Miles Griffith Band | 11.05.2002

Neuburger Rundschau | Dr. Tobias Böcker
 

Normalerweise lassen Sänger die Band vorangehen, warten ein wenig ab, steigen ein, wenn das Publikum schon angewärmt und voller positiver Erwartungsfreude ist. Nicht so Miles Griffith: Der dreht im Birdland Jazzclub den Spieß kurzerhand um, stellt sich auf die Bühne und fängt a cappella an zu singen. Dazu gehört eine Menge Wissen um die eigenen herausragenden Fähigkeiten.
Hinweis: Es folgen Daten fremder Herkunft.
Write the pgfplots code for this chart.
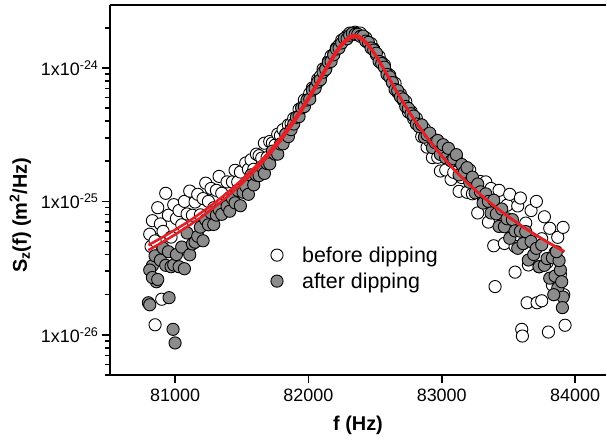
\documentclass[border=0pt]{standalone}
\usepackage{pgfplots}
\pgfplotsset{compat=1.18}
\usepackage{fontspec}
\setmainfont{Liberation Sans}
\definecolor{fitred}{RGB}{228,32,38}
\definecolor{dotgray}{RGB}{140,140,140}
\begin{document}
\begin{tikzpicture}
\useasboundingbox (-110bp,-66bp) rectangle (497bp,375bp);
\begin{axis}[
  at={(0,0)}, anchor=south west,
  scale only axis, width=496bp, height=370bp,
  ymode=log,
  xmin=80512, xmax=84232, ymin=5e-27, ymax=2.96e-24,
  clip mode=individual,
  axis x line=box, axis y line=left,
  axis line style={-, line width=1.8bp},
  tick pos=left, tick align=outside,
  major tick length=8bp, minor tick length=5bp,
  tick style={black, line width=1.6bp},
  scaled x ticks=false,
  xtick={81000,82000,83000,84000},
  xticklabels={81000,82000,83000,84000},
  xticklabel style={yshift=-2bp},
  ytick={1e-26,1e-25,1e-24},
  yticklabels={1x10\textsuperscript{-26},1x10\textsuperscript{-25},1x10\textsuperscript{-24}},
  minor ytick={5e-27,6e-27,7e-27,8e-27,9e-27,2e-26,3e-26,4e-26,5e-26,6e-26,7e-26,8e-26,9e-26,2e-25,3e-25,4e-25,5e-25,6e-25,7e-25,8e-25,9e-25,2e-24},
  tick label style={font=\fontsize{18}{21}\selectfont},
  xlabel={f (Hz)},
  ylabel={S\textsubscript{z}(f) (m\textsuperscript{2}/Hz)},
  label style={font=\fontsize{20}{24}\selectfont\bfseries},
  xlabel style={at={(axis description cs:0.5,-0.135)}, anchor=center},
  ylabel style={at={(axis description cs:-0.181,0.432)}, anchor=center},
  legend style={at={(axis description cs:0.318,0.289)}, anchor=west, draw=none, fill=none,
    font=\fontsize{21.5}{25}\selectfont, row sep=5bp, column sep=17bp},
  legend cell align=left,
]
% before dipping
\addplot[only marks, mark=*, mark size=6.1bp, mark options={fill=white, draw=black, line width=0.9bp}] coordinates {
(80850,1.19e-26) (80900,1.85e-26) (80820,4.6e-26) (80880,5.2e-26)
(80810,5.68e-26) (80830,7.17e-26) (80850,5.06e-26) (80870,8.97e-26) (80890,6.78e-26) (80910,5.96e-26) (80930,11.5e-26) (80950,7.88e-26) (80970,5.40e-26) (80990,9.45e-26) (81010,7.44e-26) (81030,8.54e-26) (81050,6.68e-26) (81070,10.0e-26) (81090,8.05e-26) (81110,11.95e-26) (81130,7.88e-26) (81150,9.90e-26) (81170,11.3e-26) (81190,7.93e-26) (81210,10.5e-26) (81230,13.7e-26) (81250,10.0e-26) (81270,12.5e-26) (81290,8.96e-26) (81310,12.1e-26) (81330,15.4e-26) (81350,11.5e-26)
(81390,14.0e-26) (81410,10.7e-26) (81430,14.0e-26) (81450,17.1e-26) (81470,14.0e-26) (81490,16.6e-26) (81510,12.4e-26) (81530,19.4e-26) (81550,17.4e-26) (81570,20.5e-26) (81590,17.4e-26) (81610,22.6e-26) (81630,22.0e-26) (81650,21.1e-26) (81670,27.3e-26) (81690,21.3e-26) (81710,28.1e-26) (81730,27.4e-26) (81750,26.4e-26) (81770,31.9e-26) (81790,31.1e-26) (81810,34.5e-26) (81830,31.9e-26) (81850,37.4e-26) (81870,38.1e-26)
(81890,41.9e-26) (81910,42.3e-26) (81930,49.0e-26) (81950,50.2e-26) (81970,57.6e-26) (81990,57.5e-26) (82010,64.4e-26) (82030,70.8e-26) (82050,71.7e-26) (82070,82.2e-26) (82090,86.5e-26) (82110,98.2e-26) (82130,99.5e-26) (82150,112.0e-26) (82170,123.1e-26) (82190,126.6e-26) (82210,141.2e-26) (82230,147.9e-26) (82250,161.3e-26) (82270,163.5e-26) (82290,173.4e-26) (82310,182.4e-26) (82330,180.4e-26) (82350,185.3e-26)
(82370,182.1e-26) (82390,182.4e-26) (82410,170.2e-26) (82430,168.1e-26) (82450,153.9e-26) (82470,152.0e-26) (82490,138.6e-26) (82510,125.4e-26) (82530,122.0e-26) (82550,109.9e-26) (82570,105.3e-26) (82590,91.2e-26) (82610,88.1e-26) (82630,79.2e-26) (82650,76.6e-26) (82670,65.7e-26) (82690,63.8e-26) (82710,57.5e-26) (82730,56.0e-26) (82750,46.8e-26) (82770,47.2e-26) (82790,41.5e-26) (82810,41.9e-26)
(82830,38.1e-26) (82850,30.6e-26) (82870,35.1e-26) (82890,25.5e-26) (82910,28.3e-26) (82930,21.3e-26) (82950,28.9e-26) (82970,21.4e-26) (82990,16.9e-26) (83010,22.4e-26) (83030,17.2e-26) (83050,23.0e-26) (83070,14.6e-26) (83090,16.5e-26) (83110,20.8e-26) (83130,11.9e-26) (83150,15.1e-26) (83170,17.3e-26) (83190,11.7e-26) (83210,17.2e-26) (83230,11.4e-26) (83250,13.4e-26) (83270,8.19e-26) (83290,14.1e-26) (83310,10.8e-26) (83330,14.0e-26)
(83350,7.0e-26) (83370,12.5e-26) (83390,4.65e-26) (83410,8.96e-26) (83430,12.1e-26) (83450,6.68e-26) (83470,4.84e-26) (83490,9.36e-26) (83510,11.3e-26) (83530,6.57e-26) (83550,4.60e-26) (83570,9.25e-26) (83590,10.6e-26) (83610,4.83e-26) (83630,6.88e-26) (83650,3.34e-26) (83670,8.54e-26) (83690,4.86e-26) (83710,10.0e-26) (83730,3.24e-26) (83750,5.25e-26) (83770,7.67e-26) (83790,3.48e-26) (83810,6.29e-26) (83830,2.36e-26) (83850,4.14e-26) (83870,5.38e-26) (83890,2.84e-26) (83910,6.39e-26)
(83400,2.3e-26) (83550,2.95e-26) (83600,1.1e-26) (83605,0.98e-26) (83640,1.74e-26) (83715,1.74e-26) (83750,1.8e-26) (83800,1.05e-26) (83925,1.18e-26) (83915,2.0e-26)
};
\addlegendentry{before dipping}
% after dipping
\addplot[only marks, mark=*, mark size=6.1bp, mark options={fill=dotgray, draw=black, line width=0.9bp}] coordinates {
(80800,1.74e-26) (80810,1.68e-26) (80955,1.9e-26) (80985,1.1e-26) (81000,0.87e-26) (80830,3.3e-26) (80860,2.5e-26)
(80810,3.06e-26) (80830,2.69e-26) (80850,3.91e-26) (80870,2.60e-26) (80890,3.63e-26) (80910,4.47e-26) (80930,3.32e-26) (80950,4.20e-26) (80970,3.24e-26) (80990,3.34e-26) (81010,4.00e-26) (81030,3.24e-26) (81050,4.55e-26) (81070,3.13e-26) (81090,5.80e-26) (81110,3.98e-26) (81130,4.80e-26) (81150,4.95e-26) (81170,5.48e-26) (81190,6.42e-26) (81210,5.07e-26) (81230,7.26e-26) (81250,6.68e-26) (81270,8.22e-26) (81290,6.72e-26) (81310,7.90e-26) (81330,8.68e-26) (81350,8.0e-26)
(81390,9.18e-26) (81410,8.44e-26) (81430,10.5e-26) (81450,9.76e-26) (81470,12.1e-26) (81490,9.28e-26) (81510,11.7e-26) (81530,13.0e-26) (81550,11.3e-26) (81570,15.8e-26) (81590,13.3e-26) (81610,15.7e-26) (81630,15.6e-26) (81650,18.2e-26) (81670,16.2e-26) (81690,19.2e-26) (81710,19.1e-26) (81730,23.8e-26) (81750,22.6e-26) (81770,22.6e-26) (81790,26.9e-26) (81810,27.0e-26) (81830,31.9e-26) (81850,30.6e-26) (81870,34.5e-26)
(81890,38.0e-26) (81910,42.7e-26) (81930,43.2e-26) (81950,50.2e-26) (81970,51.4e-26) (81990,57.5e-26) (82010,58.4e-26) (82030,68.3e-26) (82050,70.3e-26) (82070,78.4e-26) (82090,81.6e-26) (82110,92.9e-26) (82130,97.6e-26) (82150,109.9e-26) (82170,111.9e-26) (82190,125.4e-26) (82210,138.6e-26) (82230,141.0e-26) (82250,153.9e-26) (82270,166.5e-26) (82290,165.4e-26) (82310,175.7e-26) (82330,182.1e-26) (82350,178.5e-26)
(82370,178.7e-26) (82390,172.4e-26) (82410,173.4e-26) (82430,158.8e-26) (82450,155.4e-26) (82470,141.0e-26) (82490,136.0e-26) (82510,129.0e-26) (82530,111.9e-26) (82550,107.8e-26) (82570,101.4e-26) (82590,89.4e-26) (82610,85.7e-26) (82630,77.7e-26) (82650,68.9e-26) (82670,67.6e-26) (82690,60.8e-26) (82710,58.6e-26) (82730,51.4e-26) (82750,49.7e-26) (82770,45.4e-26) (82790,43.6e-26) (82810,38.0e-26)
(82830,36.3e-26) (82850,37.4e-26) (82870,30.3e-26) (82890,31.5e-26) (82910,32.5e-26) (82930,25.3e-26) (82950,27.6e-26) (82970,28.6e-26) (82990,22.5e-26) (83010,26.6e-26) (83030,21.2e-26) (83050,25.0e-26) (83070,20.1e-26) (83090,20.9e-26) (83110,22.4e-26) (83130,15.8e-26) (83150,18.9e-26) (83170,16.6e-26) (83190,17.9e-26) (83210,13.9e-26) (83230,15.2e-26) (83250,11.6e-26) (83270,13.5e-26) (83290,11.8e-26) (83310,9.72e-26) (83330,11.4e-26)
(83350,10.0e-26) (83370,8.19e-26) (83390,10.2e-26) (83410,8.06e-26) (83430,6.49e-26) (83450,8.77e-26) (83470,6.46e-26) (83490,7.41e-26) (83510,5.29e-26) (83530,7.30e-26) (83550,6.01e-26) (83570,4.45e-26) (83590,5.98e-26) (83610,4.83e-26) (83630,5.94e-26) (83650,3.64e-26) (83670,5.01e-26) (83690,4.00e-26) (83710,4.45e-26) (83730,3.24e-26) (83750,4.73e-26) (83770,3.32e-26) (83790,3.73e-26) (83810,2.66e-26) (83830,3.78e-26) (83850,2.76e-26) (83870,2.24e-26) (83890,3.06e-26) (83910,1.92e-26)
(83905,1.6e-26) (83900,2.5e-26) (83880,3.6e-26) (83860,4.2e-26) (83840,2.0e-26)
};
\addlegendentry{after dipping}
% fits
\addplot[fitred, line width=2.6bp, forget plot] coordinates {
(80800,4.31e-26) (80900,4.91e-26) (81000,5.64e-26) (81100,6.54e-26) (81200,7.67e-26) (81300,9.12e-26) (81400,11.01e-26) (81500,13.54e-26) (81600,17.0e-26) (81700,21.91e-26) (81800,29.11e-26) (81900,40.09e-26) (81950,47.75e-26) (82000,57.43e-26) (82050,69.67e-26) (82100,85.0e-26) (82150,103.66e-26) (82200,125.0e-26) (82250,146.55e-26) (82300,163.46e-26) (82325,168.3e-26) (82350,170e-26) (82375,168.3e-26) (82400,163.46e-26) (82450,146.55e-26) (82500,125.0e-26) (82550,103.66e-26) (82600,85.0e-26) (82650,69.67e-26) (82700,57.43e-26) (82750,47.75e-26) (82800,40.09e-26) (82900,29.11e-26) (83000,21.91e-26) (83100,17.0e-26) (83200,13.54e-26) (83300,11.01e-26) (83400,9.12e-26) (83500,7.67e-26) (83600,6.54e-26) (83700,5.64e-26) (83800,4.91e-26) (83900,4.31e-26) (83920,4.20e-26)
};
\addplot[fitred, line width=2.6bp, forget plot] coordinates {
(80800,4.70e-26) (80900,5.35e-26) (81000,6.12e-26) (81100,7.06e-26) (81200,8.28e-26) (81300,9.80e-26) (81400,11.78e-26) (81500,14.49e-26) (81600,18.1e-26) (81700,23.2e-26) (81800,30.7e-26) (81900,42.1e-26) (81950,50.1e-26) (82000,60.3e-26) (82050,72.8e-26) (82100,88.8e-26) (82150,107.8e-26) (82200,130e-26) (82250,152.4e-26) (82300,170e-26) (82325,175e-26) (82350,176.8e-26) (82375,174.2e-26) (82400,168.4e-26) (82450,150.2e-26) (82500,127.5e-26) (82550,105.2e-26) (82600,85.9e-26) (82650,70.0e-26) (82700,57.43e-26) (82750,47.75e-26) (82800,40.09e-26) (82900,29.11e-26) (83000,21.91e-26) (83100,17.0e-26) (83200,13.54e-26) (83300,11.01e-26) (83400,9.12e-26) (83500,7.67e-26) (83600,6.54e-26) (83700,5.64e-26) (83800,4.91e-26) (83900,4.31e-26) (83920,4.20e-26)
};
\end{axis}
\end{tikzpicture}
\end{document}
Miles Griffiths warmer Bariton beherrscht alle Stile von Hot bis Cool, vom energiegeladenen Gospel bis zur ironisch-distanzierten Sophistication, variiert sie organisch – zuweilen wie in „This Can’t Be Love“ in ein und demselben Stück – und lässt die ganze Tradition des Jazzgesangs von Louis Armstrong über Nat „King“ Cole oder Mark Murphy bis zu Al Jarreau Revue passieren. Das Energiebündel aus Brooklyn scattet und schwebt in schlafwandlerischer Intonationssicherheit und schöpferischer Phrasierung, lässt kraftvollem Blues so viel Raum wie lebenshungrigem Calypso oder zärtlich verträumten Balladen. Manches klingt wie die Fortsetzung des Gesangs mit anderen Mitteln, gilt eher lautmalerischer Expressivität als melodiöser Atmosphäre. Begleitet von einem erstklassigen italienischen Pianotrio mit Tony Pancella am Bösendorfer, Pietro Iodice am Schlagzeug und Aldo Vigorito am Bass wird Miles Griffith Stimme zum eigenständigen Instrument jazzigen Musizierens, dem nicht der Textvortrag, sondern die pure Lust am Singen den Weg weist. „All Of Me“, das er zum groovenden walking bass von Aldo Vigorito intoniert, zeigt so viel swing, dass unwillkürlich der ganze Keller mitgeht und ergraute Eminenzen im Publikum sich zu sonderapplaudierenden Begeisterungsbezeugungen veranlasst sehen. Nicht schlecht für einen, der auszog, den Jazzgesang zu neuer Bedeutung zu führen.